I am struggling to see how to get to the solution of the equation below. The problem equation and solution come from here (see eqn 3 and eqn4). They state that this is a variational problem,
$$ p^{*}(a | w)=\underset{p(a | w)}{\arg \max } \sum_{a} \left[ p(a | w) U(w, a)-\frac{1}{\beta} p(a | w) \log \frac{p(a | w)}{p_{0}(a)} \right] $$
given that $0<p(a | w)<1$ and $\sum_{a} p(a | w) =1$
The answer is:
$$ p^{*}(a | w)=\frac{1}{Z(w)} p_{0}(a) e^{\beta U(w, a)} $$
where $Z$ is the normalisation constant $$ Z(w)=\Sigma_{a} p_{0}(a) e^{\beta U(w, a)} $$
Edit: Added the constraint that p lies between 0 and 1 (as it's a probability)
There's one extra constraint you've omitted—namely $$ \sum_a x_a = 1\ . $$ The Lagrangian function $\ \mathcal{L}\ $for the optimisation problem, then, is given by \begin{eqnarray} \mathcal{L}(x,\lambda) &=& \sum_a \left[x_a U(w,a) -\frac{x_a} {\beta}\log\frac{x_a}{p_0(a)}\right]-\lambda\left(\sum_ax_a-1\right)\\ &=& \lambda + \sum_a x_a\left[ U(w,a) + \frac{\log p_0(a)}{\beta}-\lambda-\frac{\log x_a}{\beta}\right]\ , \end{eqnarray} and the first-order optimality conditions are \begin{eqnarray} 0&=&\frac{\partial L}{\partial x_a}(x,\lambda)\\ &=& \left[ U(w,a) + \frac{\log p_0(a)}{\beta}-\lambda-\frac{\log x_a}{\beta}\right]-\frac{1}{\beta}\ \ \ \mbox{for all $\ a\ $.} \end{eqnarray} These give $$ x_a^*=p_0(a)e^{\beta U(w,a)-\beta\lambda-1}\ , $$ and plugging these values into the constraint $\ \sum_a x_a = 1\ $ gives $$ e^{\beta\lambda+1}=\sum_a p_0(a)e^{\beta U(w,a)}=Z(w)\ , $$ and so $$ x_a^*=\frac{p_0(a)e^{\beta U(w,a)}}{Z(w)}\ , $$ as given in the paper cited.
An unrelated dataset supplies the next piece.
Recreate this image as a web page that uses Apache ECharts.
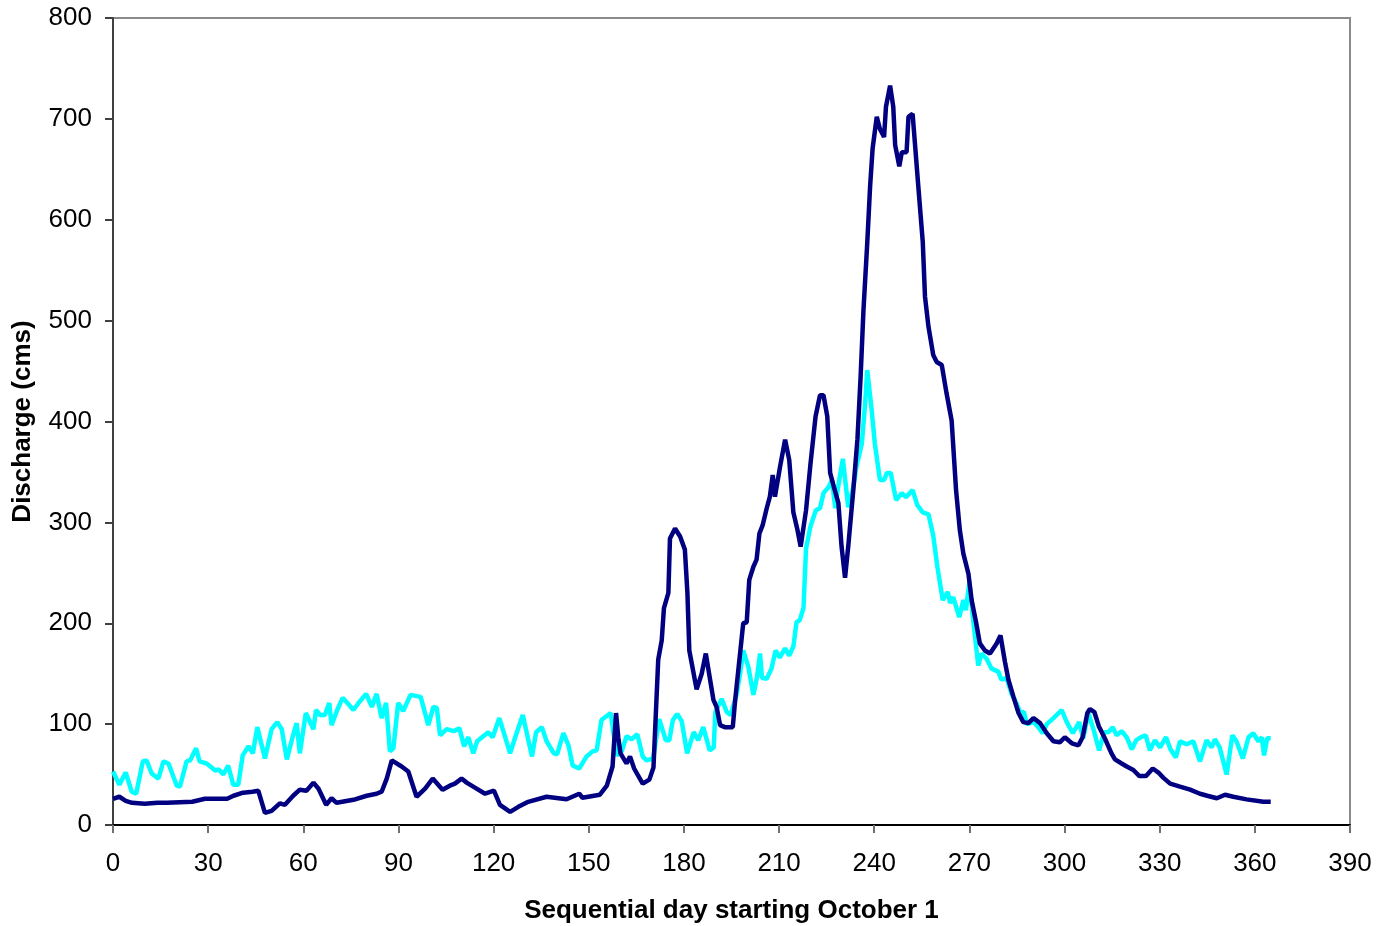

The second partial derivatives of the objective, which are just the same as $\ \frac{\partial^2 \mathcal{L}}{\partial x_a\partial x_b}\ $ in this case, are given by $$ \frac{\partial^2 \mathcal{L}}{\partial x_a\partial x_b}(x,\lambda) = -\frac{\delta_{ab}}{\beta x_a}< 0 , $$ provided $\ \beta>0\ $. In that case the Hessian is negative definite over the whole domain of the objective, the objective is strictly concave, and $\ x^*\ $ is the unique global maximiser. If, instead, $\ \beta < 0\ $, the objective function would be strictly convex, and $\ x^*\ $ would be the global minimiser.